Guys, the trick is to get it partially built and then cancel funding. Then scientists will never trust you to fund anything ever again, and you get to act like science is a waste of money while you’re spending ridiculous sums on fighter jets.
Yes, I am still bitter about Waxahatchie.
He’s a great video documentary about it by Bobby Broccoli if you want information and have two hours.
I think we realized halfway through building that we couldn’t build bombs.
Budget: Military Complex > CERN
Long term value to citizens: CERN > Miltary Complex
All historical CERN expenses combined are a tiny fraction of the yearly expenses of the combined EU miltary
But particles don’t make my dick feel big
Even quarks aren’t that small.
They call me quark cause I’m always down to top and up to bottom and I’m charmingly strange. Also I’m very very small
US Congress: Audit NASA > Audit the Pentagon
EU: Audit CERN > Audit Luxemborg/Malta/
UKI’m just amazed that funding $22 billion is even an issue when the project is being backed by the EU, and partially the US, since we never built ours…
That’s a rounding error for both entities
This is cheaper than two super carriers.
Yeah, but how many brown children can it kill?
If you ask the scientists in my local Facebook group, it could kill all of them. That is, the ones not already killed by vaccines and 5G.
This meme got Sabine hossenfelder bricked up
This fucks, way better use of 22 billion dollars than usual
But we could kill kids in the middle east somewhere for that money!
I’d rather spend 22 billion on this than in Israel or more weapons of war
STOP ACCELERATING PARTICLES! Years of research and no use found for particles any smaller than SAND!
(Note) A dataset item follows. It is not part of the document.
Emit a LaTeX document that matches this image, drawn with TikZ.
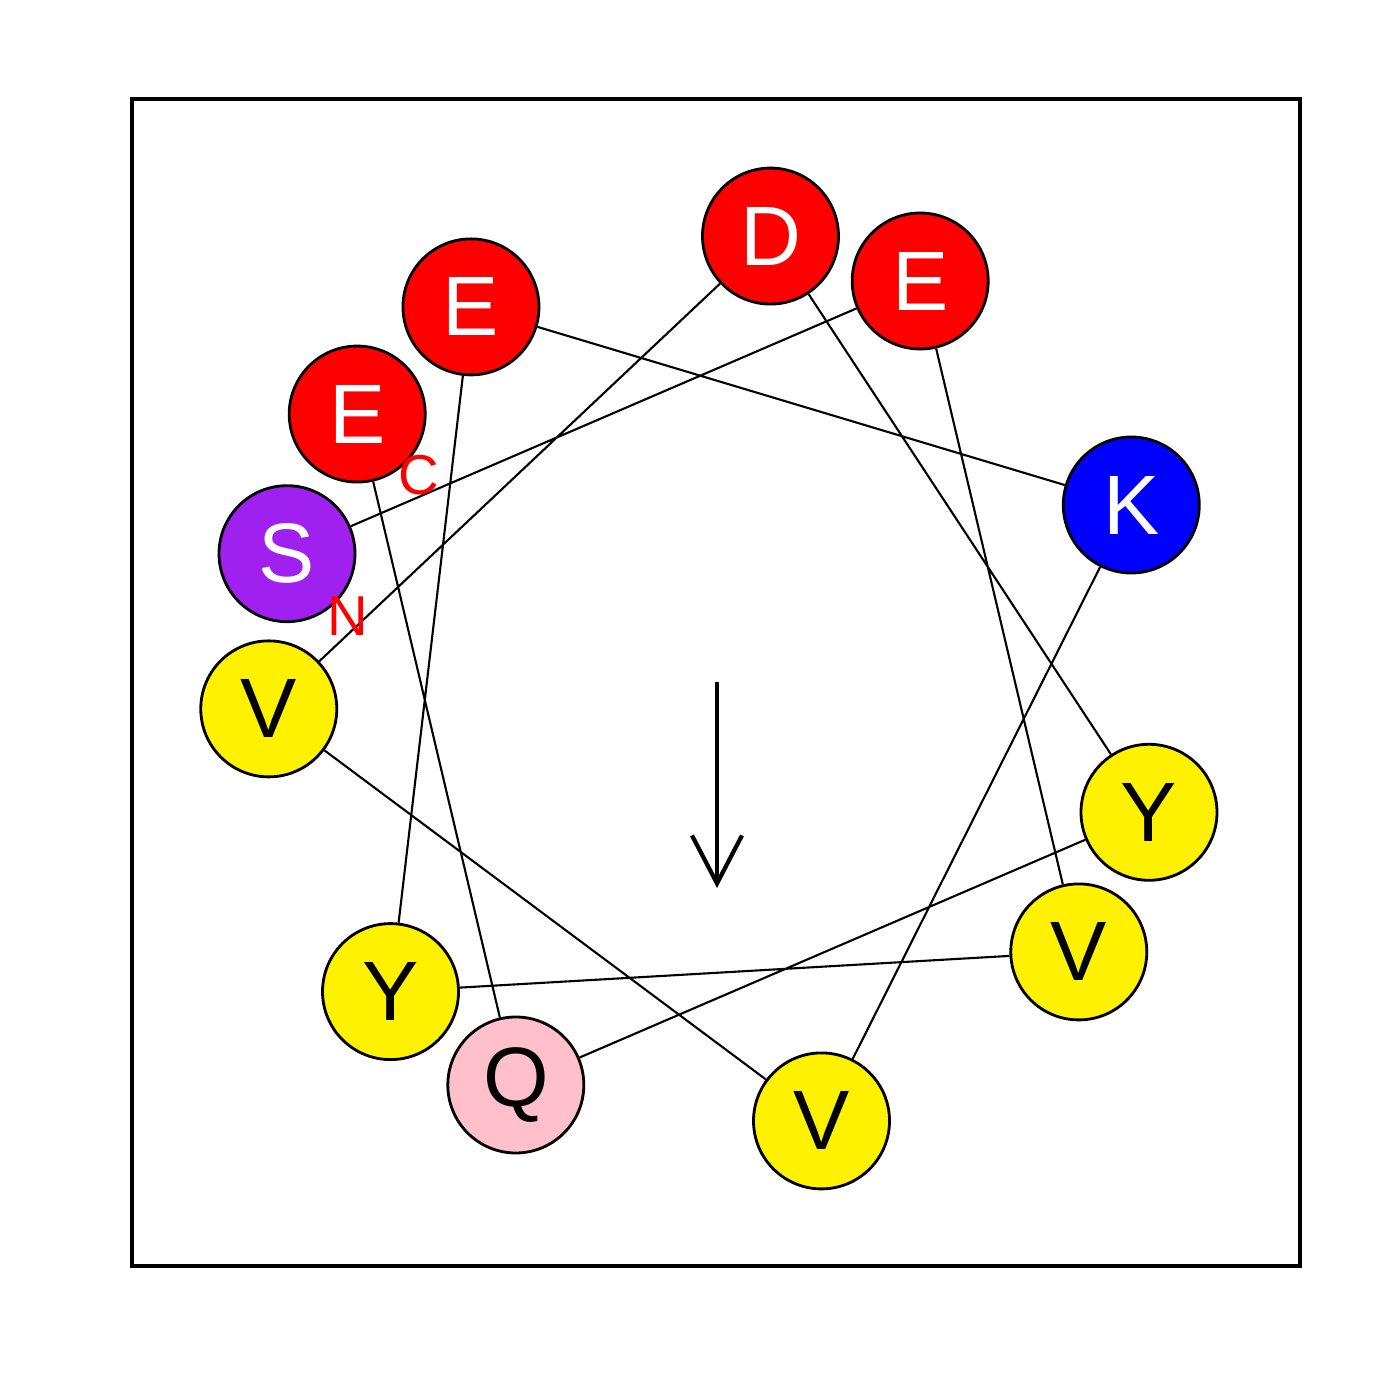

They’ve played us for absolute fools.
See here from physicist Sabine Hossenfelder on the subject:
I thoroughly enjoyed this. Then I saw I already liked it. 15 years sounds short but it’s actually a decent amount of time.
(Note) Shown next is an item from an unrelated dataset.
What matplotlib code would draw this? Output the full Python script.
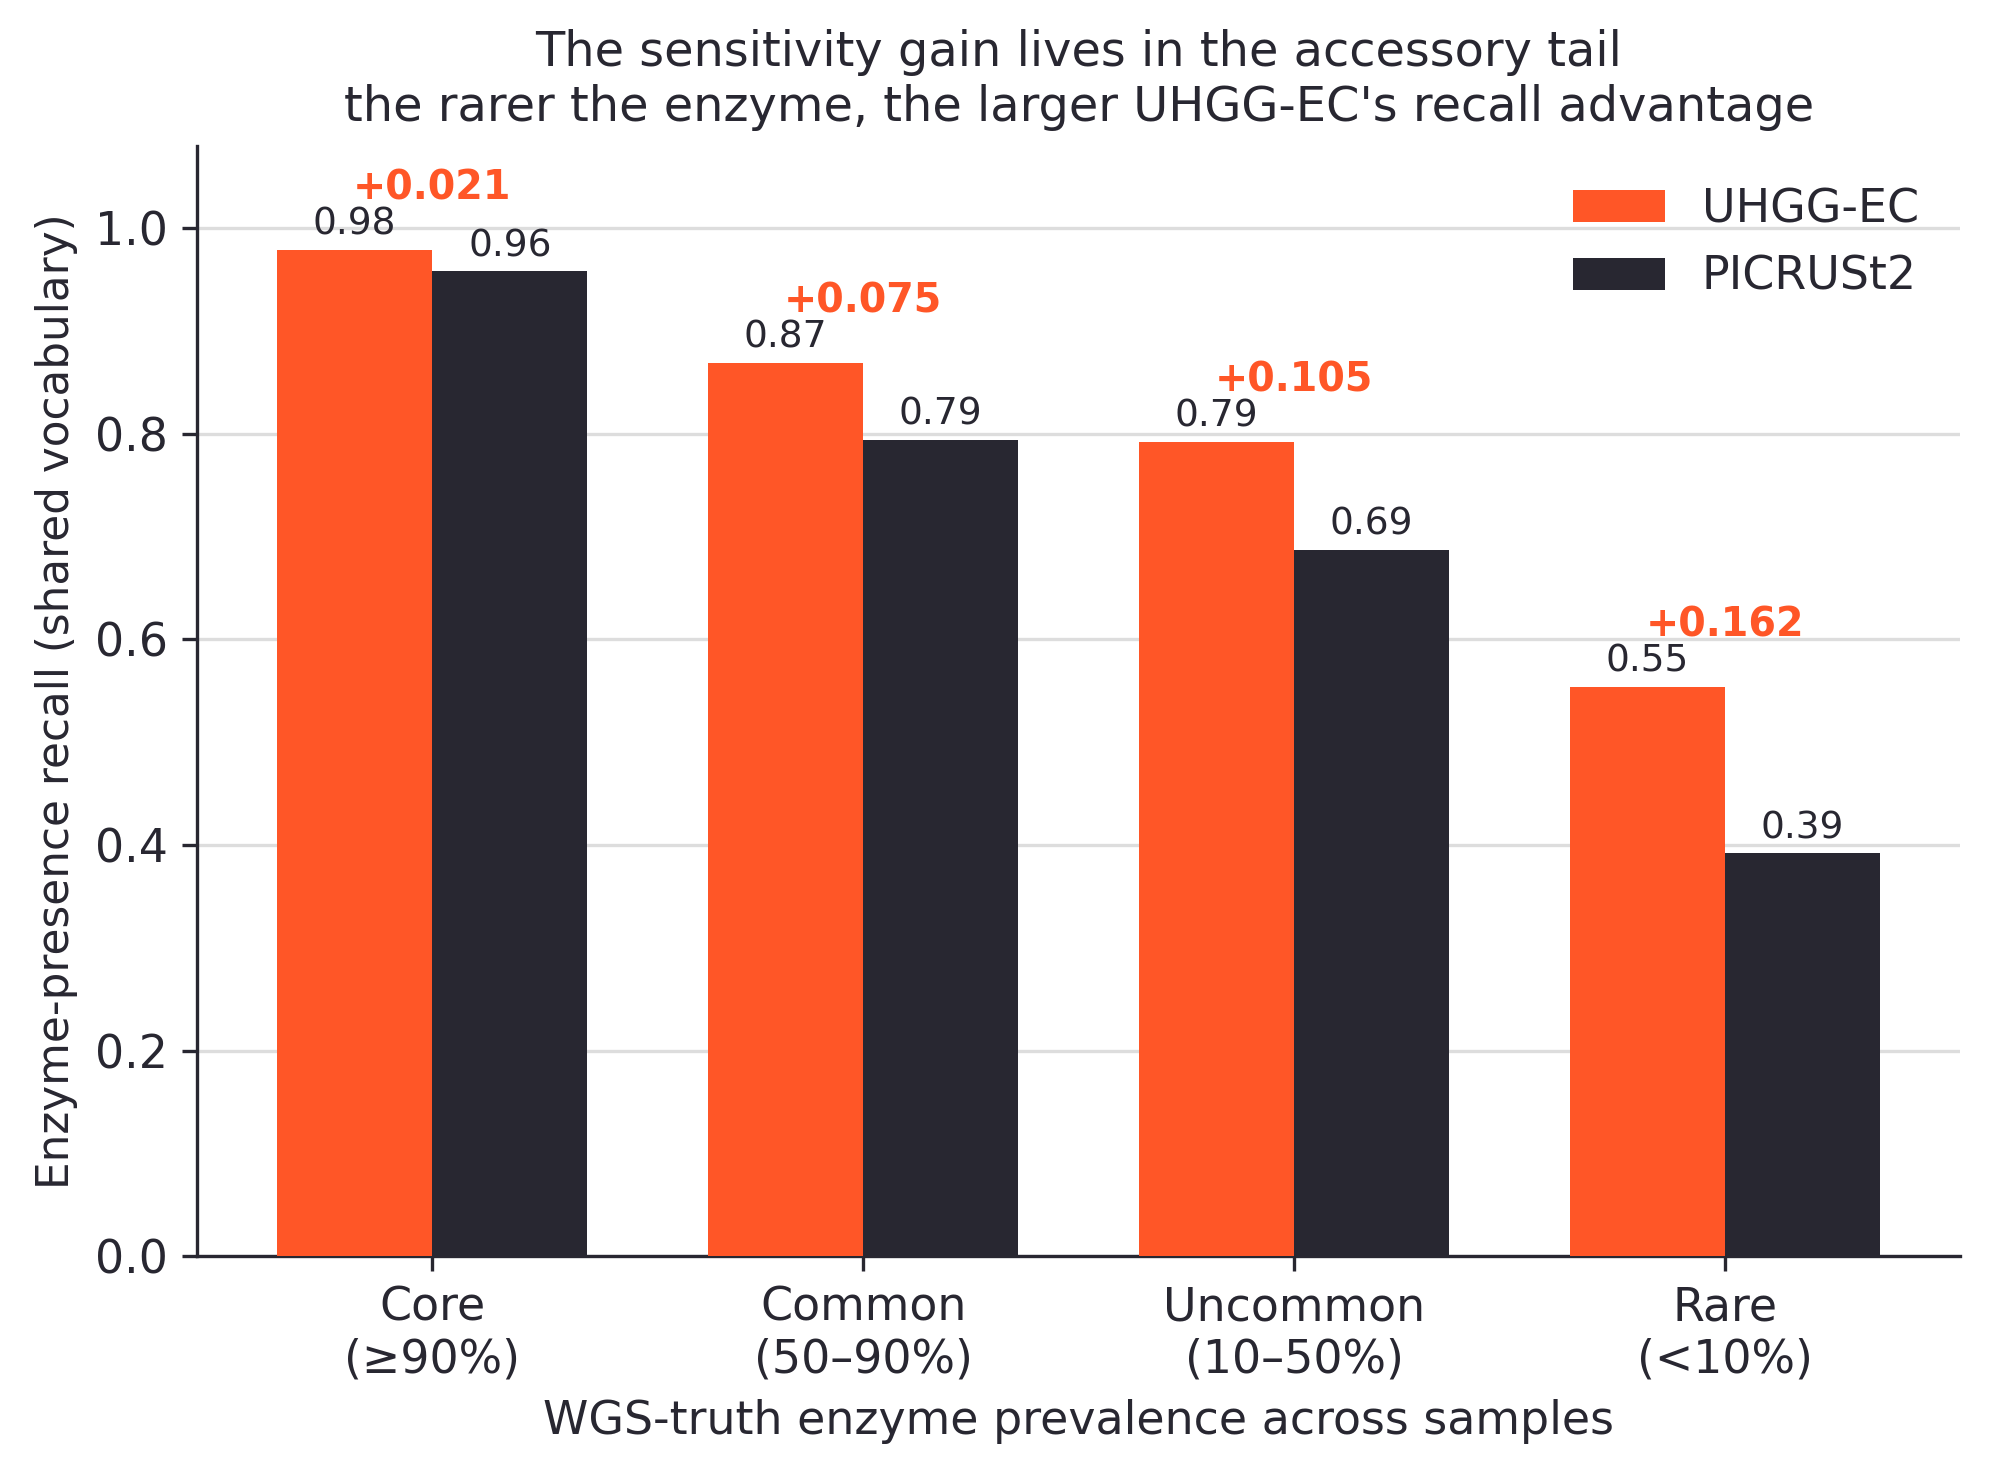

Only if someone sticks their head in this one too
Mfw this pipe dream costs 22 billion and we just gave Israel 105 billion to keep genociding
I’m pretty bullish on science investments, but I’ve heard multiple arguments that this thing is probably not worth the money. The most prevalent argument I’ve heard to the contrary is basically “we could discover something that might be interesting.” But like very little in terms of concrete measurable returns on investment for it.
This article does a good job of arguing against it I think. https://www.scientificamerican.com/article/the-world-doesnt-need-a-new-gigantic-particle-collider/
My mind isn’t made up on the topic, so like can anybody explain to me why this thing is actually worth 30+ billion dollars?
Off the top of my head, I can’t think of any advance that didn’t at some point depend on people just dicking around to see what they could see.
“What happens if we spin this stick really really fast against this other stick?”
“Cool! What happens if we put some dried moss around it?”
“That’s nuts, man! Hey, I wonder what happens if we toss some of our leftovers in there?”
“C’mon over here, guys. You gotta taste this!”
At worst, a project like this keeps a lot of curious people in one place where we can make sure they don’t cause harm with their explorations. At best, whole new industries are founded. Never forget that modern electronics would never have existed without Einstein and Bohr arguing over the behaviour of subatomic particles.
Say the actual construction cost is $100 billion over 10 years and operational costs are $1 billion a year. Compared to all the stupid and useless stuff we already spend money on, that’s little more than pocket lint. We could extract that much from the spending of one military alliance and it would look like a rounding error. Hell, we could add one cent to the price of each litre of soft drinks, alcoholic beverages, and bottled water and have money left over.
Yeah, but you could also fund a lot of other research with this budget. The point is, physicists just don’t know, if there are more particles existing. There is no theoretical theory there predicting particles at a certain mass with certain decay channels. They won’t know what to look for. That’s actually already a problem for the LHC. They have this huge amount of data, but when you don’t know, what kind of exotic particles you are looking for and how they behave, you can’t post-process the data accordingly. They are hidden under a massive amounts of particles, that are known already.